Some displaced people have been sleeping out in the open or in tents on the streets of Beirut, including in the seaside area of Ramlet Al-Bayda.

- Hezbollah operation -

Late Wednesday, French President Emmanuel Macron called for Israel to halt its ground offensive in Lebanon and on Iran-backed group Hezbollah to “immediately” stop attacks, after speaking with the country’s president Joseph Aoun.
Iran’s Revolutionary Guards said earlier that they had carried out a joint missile operation with ally Hezbollah against targets in Israel.

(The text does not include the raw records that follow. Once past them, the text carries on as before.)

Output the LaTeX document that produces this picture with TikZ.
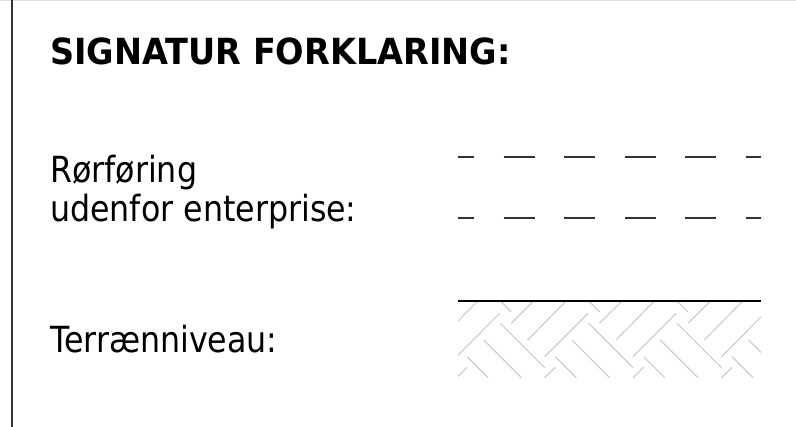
\documentclass[tikz,border=0pt]{standalone}
\usepackage{fontspec}
\setmainfont{DejaVu Sans}[FakeStretch=0.88]
\newfontfamily\titelfont{DejaVu Sans}[FakeStretch=0.93]
\usetikzlibrary{calc}
\tikzset{
	tekst/.style={anchor=base west,inner sep=0pt,font=\fontsize{36}{42}\selectfont},
	stiplet/.style={black!80,line width=2pt,dash pattern=on 31pt off 29.5pt,dash phase=15pt},
	skravur/.style={black!22,line width=1pt},
	terraen/.style={black,line width=1.5pt}
}
\newcommand{\Stiplet}[2]{\draw[stiplet] (#1) -- (#2)}
\newcommand{\Parket}[1]{\draw[skravur,shift={(\xA+#1,301)}] (53.3,22.3) -- (75.7,0) (69.7,39) -- (108,0) (86.7,55.7) -- (130,12.3) (86.3,77.3) -- (97.3,66.3) (42.3,0) -- (53.3,11) (9,55.7) -- (30,76.7) (25.7,39) -- (63.3,76.7) (42.3,22.3) -- (86.7,66.7)}
\begin{document}
\begin{tikzpicture}[x=1pt,y=-1pt]
	\def\bredde{796}
	\def\hoejde{427}
	\def\xA{458}
	\def\xB{761}
\useasboundingbox (0,0) rectangle (\bredde,\hoejde);

%Ramme
\draw[black!12,line width=1pt] (0,0.5) -- (\bredde,0.5);
\draw[black!80,line width=2pt] (11.5,0) -- (11.5,\hoejde);

%Tekster
\node[tekst,font=\titelfont\bfseries\fontsize{36}{42}\selectfont] (titel) at (50,65) {SIGNATUR FORKLARING:};
\node[tekst] (roer) at (50,183) {Rørføring};
\node[tekst] (udenfor) at (50,222) {udenfor enterprise:};
\node[tekst] (terr) at (50,353) {Terrænniveau:};

%Signaturer
\coordinate (S1) at (\xA,157);
\coordinate (S2) at (\xB,157);
\coordinate (S3) at (\xA,218);
\coordinate (S4) at (\xB,218);
\coordinate (T1) at (\xA,301);
\coordinate (T2) at (\xB,301);

\Stiplet{S1}{S2};
\Stiplet{S3}{S4};

%Terraen
\begin{scope}
\clip (T1) rectangle (\xB,377.5);
\foreach \p in {-88.3,0,88.3,176.7,265} {\Parket{\p};}
\end{scope}
\draw[terraen] (T1) -- (T2);

\end{tikzpicture}
\end{document}
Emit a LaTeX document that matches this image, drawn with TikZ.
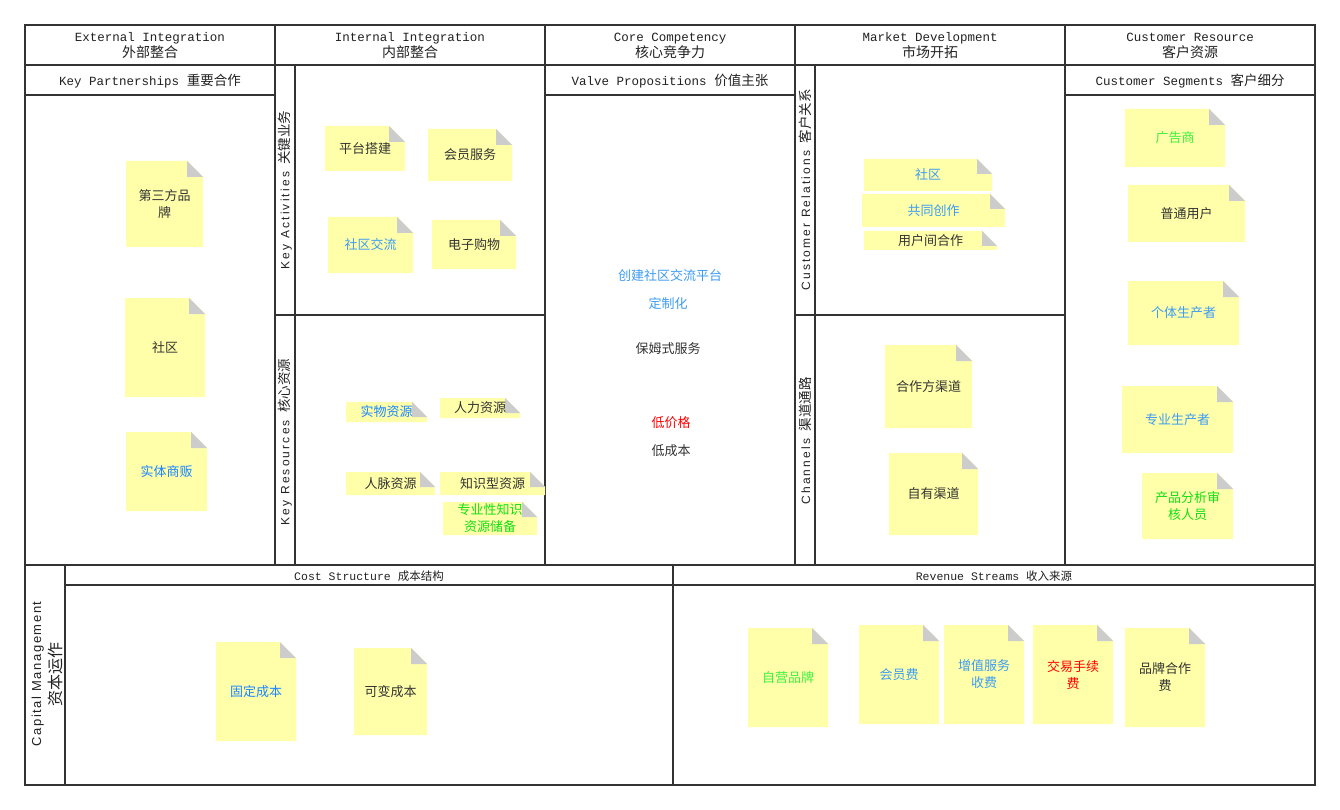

In turn, the Israeli military said early Thursday that “over the past hours, the IDF has begun a wide-scale wave of strikes targeting terror infrastructure belonging to the Hezbollah terrorist organization across Lebanon.”
It also said it hit “dozens of launchers” as well as Hezbollah intelligence and command sites in south Beirut.
It followed a string of Hezbollah statements saying its fighters fired barrages of rockets, advanced missiles and drones at towns, military bases and other locations, mainly in the Israel’s north.
On Wednesday, Israel pounded south Beirut and the country’s south and east, with the health ministry reporting several strikes that each killed at least eight people.
Authorities said a strike on an apartment in the densely populated Aisha Bakkar area in central Beirut wounded four people.
On Sunday, Israel hit a seafront hotel not far from Ramlet Al-Bayda, saying it was targeting Iranian foreign operations officers. Iran later said the raid killed four of its diplomats.